Secretary of State Marco Rubio’s announcement of fresh U.S. sanctions on 11 senior Cuban communist officials and three regime organizations marks a welcome return to serious pressure against one of the Western Hemisphere’s most durable dictatorships. These targeted measures focus on the individuals and agencies directly responsible for the systematic brutality, surveillance, and lethal force used to crush peaceful protests and silence dissent. For the 2A community, the story is a stark reminder of what happens when a population is deliberately stripped of its ability to resist tyranny: the Cuban regime has maintained iron control for more than six decades precisely because it monopolizes force while leaving ordinary citizens defenseless.
The Cuban people have paid the price for that disarmament in blood and fear. While Americans continue to debate the outer edges of shall-issue permitting, red-flag laws, and “assault weapon” bans, Cubans live under a government that long ago banned private firearms ownership for the same reason every authoritarian regime does: an armed populace is harder to starve, harder to imprison, and far harder to keep quiet. Rubio’s move isn’t just diplomatic theater; it signals that the United States will no longer treat the Cuban security apparatus as legitimate partners in regional stability. That matters to gun owners because history shows that once a regime begins openly sanctioning its own enforcers for human-rights crimes, the next logical conversation in Washington often turns to how average citizens can be empowered rather than disarmed when facing similar repression.

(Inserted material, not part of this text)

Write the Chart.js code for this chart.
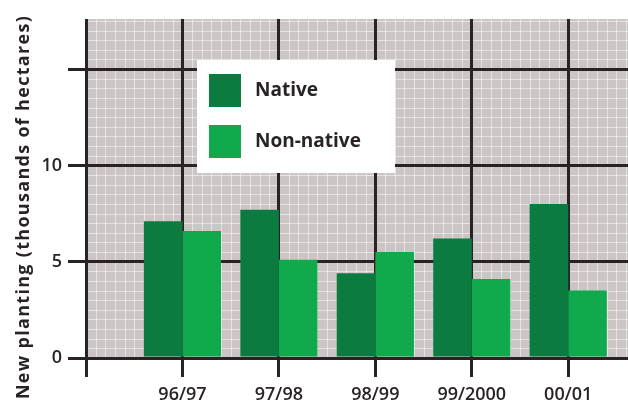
<!DOCTYPE html>
<html>
<head>
<meta charset="utf-8">
<script src="https://cdn.jsdelivr.net/npm/chart.js@4/dist/chart.umd.min.js"></script>
<style>
  html, body { margin: 0; padding: 0; background: #fff; overflow: hidden; }
  #wrap { width: 628px; height: 401px; }
</style>
</head>
<body>
<div id="wrap"><canvas id="chart" width="628" height="401"></canvas></div>
<script>
const seasons = ['96/97', '97/98', '98/99', '99/2000', '00/01'];
const native = [7.1, 7.7, 4.4, 6.2, 8.0];
const nonNative = [6.6, 5.1, 5.5, 4.1, 3.5];
const yTicks = [0, 5, 10];

const DARK = '#0b7b3f', LIGHT = '#10aa4c', INK = '#2a2326';
const FONT = '"Open Sans", "DejaVu Sans", sans-serif';

// gray paper with fine white squares behind everything
const paper = {
  id: 'paper',
  beforeDraw(chart){
    const {ctx, chartArea: a, scales: {x, y}} = chart;
    ctx.save();
    ctx.fillStyle = '#cbc6c5';
    ctx.fillRect(a.left, a.top, a.right - a.left, a.bottom - a.top);
    ctx.strokeStyle = 'rgba(255,255,255,0.5)';
    ctx.lineWidth = 1;
    ctx.beginPath();
    for (let v = x.min; v <= x.max; v += 0.1){
      const px = Math.round(x.getPixelForValue(v)) + 0.5;
      ctx.moveTo(px, a.top); ctx.lineTo(px, a.bottom);
    }
    for (let v = 0; v <= y.max; v += 0.5){
      const py = Math.round(y.getPixelForValue(v)) + 0.5;
      ctx.moveTo(a.left, py); ctx.lineTo(a.right, py);
    }
    ctx.stroke();
    ctx.restore();
  }
};

// boxed legend sitting on the grid, plus the rotated axis title
const extras = {
  id: 'extras',
  afterDraw(chart){
    const ctx = chart.ctx;
    ctx.save();
    ctx.fillStyle = '#fff';
    ctx.fillRect(197, 60, 198, 113);
    chart.data.datasets.forEach((ds, i) => {
      const top = 74 + i * 51;
      ctx.fillStyle = ds.backgroundColor;
      ctx.fillRect(209, top, 32, 33);
      ctx.fillStyle = INK;
      ctx.font = 'bold 19px ' + FONT;
      ctx.textBaseline = 'middle';
      ctx.textAlign = 'left';
      ctx.fillText(ds.label, 255, top + 17);
    });
    ctx.translate(24, 207);
    ctx.rotate(-Math.PI / 2);
    ctx.fillStyle = INK;
    ctx.font = 'bold 18px ' + FONT;
    ctx.letterSpacing = '1.3px';
    ctx.textAlign = 'center';
    ctx.textBaseline = 'middle';
    ctx.fillText('New planting (thousands of hectares)', 0, 0);
    ctx.restore();
  }
};

new Chart(document.getElementById('chart'), {
  type: 'bar',
  data: {
    datasets: [
      {label: 'Native', data: native.map((v, i) => ({x: i, y: v})), backgroundColor: DARK},
      {label: 'Non-native', data: nonNative.map((v, i) => ({x: i, y: v})), backgroundColor: LIGHT}
    ]
  },
  options: {
    responsive: false,
    animation: false,
    layout: {padding: {top: 19, right: 0, left: 0, bottom: 0}},
    datasets: {bar: {categoryPercentage: 0.8, barPercentage: 1, borderWidth: 0}},
    plugins: {legend: {display: false}, tooltip: {enabled: false}},
    scales: {
      x: {
        type: 'linear', min: -1, max: 4.62, offset: false,
        grid: {offset: false, color: INK, lineWidth: 3, tickLength: 19, tickColor: INK},
        border: {display: false},
        ticks: {
          stepSize: 1, includeBounds: false, autoSkip: false, maxRotation: 0, padding: 7,
          color: INK, font: {family: FONT, size: 18, weight: '600'},
          callback: v => seasons[v] || ''
        },
        afterFit(s){ s.height = 43; }
      },
      y: {
        min: 0, max: 17.6,
        grid: {color: INK, lineWidth: 3, tickLength: 18, tickColor: INK},
        border: {display: false},
        ticks: {
          stepSize: 5, includeBounds: false, padding: 6,
          color: INK, font: {family: FONT, size: 18, weight: '600'},
          callback: v => yTicks.includes(v) ? String(v) : ''
        },
        afterFit(s){ s.width = 86; }
      }
    }
  },
  plugins: [paper, extras]
});
</script>
</body>
</html>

The real test will be whether these sanctions are followed by concrete policy shifts that actually help Cubans regain agency, or whether they remain symbolic. For the American 2A community the lesson is crystal clear: the right to keep and bear arms is the ultimate insurance policy against the kind of institutionalized terror now being formally condemned in Havana. When governments fear their own people more than they fear foreign sanctions, it is almost always because those people retain the physical means to say “no.” Today’s action against Cuba’s repressors should reinforce why that capability must never be surrendered here at home.